Nurse Leaders Employ Contemplative Practices to Promote Healthcare Professional Well-being and Decrease Anxiety

Source avec lien : JONA: The Journal of Nursing Administration, 51(3), . 10.1097/NNA.0000000000000987

L’objectif de cette étude était de tester l’efficacité d’une journée de retraite sur la résilience sur les niveaux d’anxiété des professionnels de la santé, leur intention de s’engager dans des pratiques de pleine conscience et leur auto-efficacité en matière de pleine conscience.

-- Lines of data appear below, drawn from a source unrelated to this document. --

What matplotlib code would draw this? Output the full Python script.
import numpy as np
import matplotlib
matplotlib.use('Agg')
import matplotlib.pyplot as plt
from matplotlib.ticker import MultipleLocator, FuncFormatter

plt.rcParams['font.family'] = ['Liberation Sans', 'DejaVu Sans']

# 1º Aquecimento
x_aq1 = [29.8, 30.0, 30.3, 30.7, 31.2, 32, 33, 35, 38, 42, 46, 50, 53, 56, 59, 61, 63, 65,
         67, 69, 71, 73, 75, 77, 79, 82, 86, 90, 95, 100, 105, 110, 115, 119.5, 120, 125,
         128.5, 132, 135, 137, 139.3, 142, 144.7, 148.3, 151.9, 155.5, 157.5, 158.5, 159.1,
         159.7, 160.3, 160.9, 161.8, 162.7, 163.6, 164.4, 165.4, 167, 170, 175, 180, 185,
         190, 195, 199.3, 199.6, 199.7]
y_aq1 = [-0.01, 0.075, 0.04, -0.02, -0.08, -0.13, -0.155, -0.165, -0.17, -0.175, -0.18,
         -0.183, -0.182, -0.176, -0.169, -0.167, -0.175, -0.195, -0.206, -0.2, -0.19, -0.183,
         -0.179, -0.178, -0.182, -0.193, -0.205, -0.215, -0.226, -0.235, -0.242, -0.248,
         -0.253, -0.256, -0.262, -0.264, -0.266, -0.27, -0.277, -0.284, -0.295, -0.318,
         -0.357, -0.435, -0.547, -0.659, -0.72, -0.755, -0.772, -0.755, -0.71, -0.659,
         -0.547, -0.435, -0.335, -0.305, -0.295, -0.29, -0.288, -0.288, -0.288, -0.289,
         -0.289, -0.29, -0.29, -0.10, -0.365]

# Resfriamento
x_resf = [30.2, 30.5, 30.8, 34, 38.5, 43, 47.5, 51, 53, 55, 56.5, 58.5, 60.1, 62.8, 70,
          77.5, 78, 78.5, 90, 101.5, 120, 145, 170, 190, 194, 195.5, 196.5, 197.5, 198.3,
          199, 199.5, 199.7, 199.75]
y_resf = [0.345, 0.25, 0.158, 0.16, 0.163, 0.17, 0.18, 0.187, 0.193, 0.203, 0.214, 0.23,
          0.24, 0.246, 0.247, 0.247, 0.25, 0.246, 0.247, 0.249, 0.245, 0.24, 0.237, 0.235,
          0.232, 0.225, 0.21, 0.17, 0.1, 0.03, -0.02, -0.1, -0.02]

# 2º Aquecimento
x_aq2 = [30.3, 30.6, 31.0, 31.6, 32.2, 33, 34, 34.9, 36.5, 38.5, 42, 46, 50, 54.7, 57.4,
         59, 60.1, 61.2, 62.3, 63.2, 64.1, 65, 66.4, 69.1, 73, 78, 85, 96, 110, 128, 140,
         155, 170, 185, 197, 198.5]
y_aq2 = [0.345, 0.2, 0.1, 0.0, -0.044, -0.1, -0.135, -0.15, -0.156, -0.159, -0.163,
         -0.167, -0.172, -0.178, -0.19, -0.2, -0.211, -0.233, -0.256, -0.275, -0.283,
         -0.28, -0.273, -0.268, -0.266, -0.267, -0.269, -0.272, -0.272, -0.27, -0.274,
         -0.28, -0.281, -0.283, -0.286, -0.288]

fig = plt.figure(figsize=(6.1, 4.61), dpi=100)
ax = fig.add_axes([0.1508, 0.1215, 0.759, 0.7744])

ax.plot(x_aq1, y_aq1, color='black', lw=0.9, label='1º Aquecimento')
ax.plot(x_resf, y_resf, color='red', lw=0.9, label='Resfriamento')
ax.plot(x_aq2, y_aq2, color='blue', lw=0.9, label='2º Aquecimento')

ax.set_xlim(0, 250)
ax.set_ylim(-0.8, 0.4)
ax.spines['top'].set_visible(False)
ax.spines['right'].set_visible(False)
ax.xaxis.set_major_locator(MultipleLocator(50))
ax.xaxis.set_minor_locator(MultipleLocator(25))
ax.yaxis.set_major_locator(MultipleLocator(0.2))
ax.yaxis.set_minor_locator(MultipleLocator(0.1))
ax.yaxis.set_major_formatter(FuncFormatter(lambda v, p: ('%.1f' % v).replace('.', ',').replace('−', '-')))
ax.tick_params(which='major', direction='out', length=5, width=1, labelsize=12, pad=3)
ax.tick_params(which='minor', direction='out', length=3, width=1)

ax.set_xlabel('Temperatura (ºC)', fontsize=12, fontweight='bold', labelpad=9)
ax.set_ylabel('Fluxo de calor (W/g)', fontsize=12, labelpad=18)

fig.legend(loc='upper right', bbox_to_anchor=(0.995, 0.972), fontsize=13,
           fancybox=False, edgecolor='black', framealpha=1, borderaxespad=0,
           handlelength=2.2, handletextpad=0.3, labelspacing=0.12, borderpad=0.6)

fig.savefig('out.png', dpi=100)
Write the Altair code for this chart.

OBJECTIVE The purpose of this study was to test the effectiveness of a daylong resilience retreat on healthcare professionals’ anxiety levels, intention to engage in mindfulness practices, and self-efficacy around mindfulness. BACKGROUND Caregiver burnout is a concern that needs to be addressed at the organizational level so that professionals can reduce their risk of psychological injury while providing high-quality care. The COVID-19 (novel coronavirus) pandemic has exacerbated symptoms of burnout among nurses nationally. METHODS Ten sessions of daylong resilience retreats were delivered to independent groups of nurses, nurse practitioners, and other healthcare professionals. Preretreat and postretreat assessments were completed using a 19-item survey developed by the research team to assess state anxiety, intention to engage in mindfulness practices, and self-efficacy around mindfulness. RESULTS One hundred six healthcare professionals completed the resilience retreats. There was a statistically significant decrease in state anxiety scores following the retreat. The majority of the participants reported high intentions to engage in mindfulness practices and felt confident about incorporating mindfulness in their lives. CONCLUSIONS Brief resilience retreats endorsed by nurse leadership can reduce perceived anxiety and facilitate engagement in contemplative practices, which are associated with a decrease in the risk of burnout.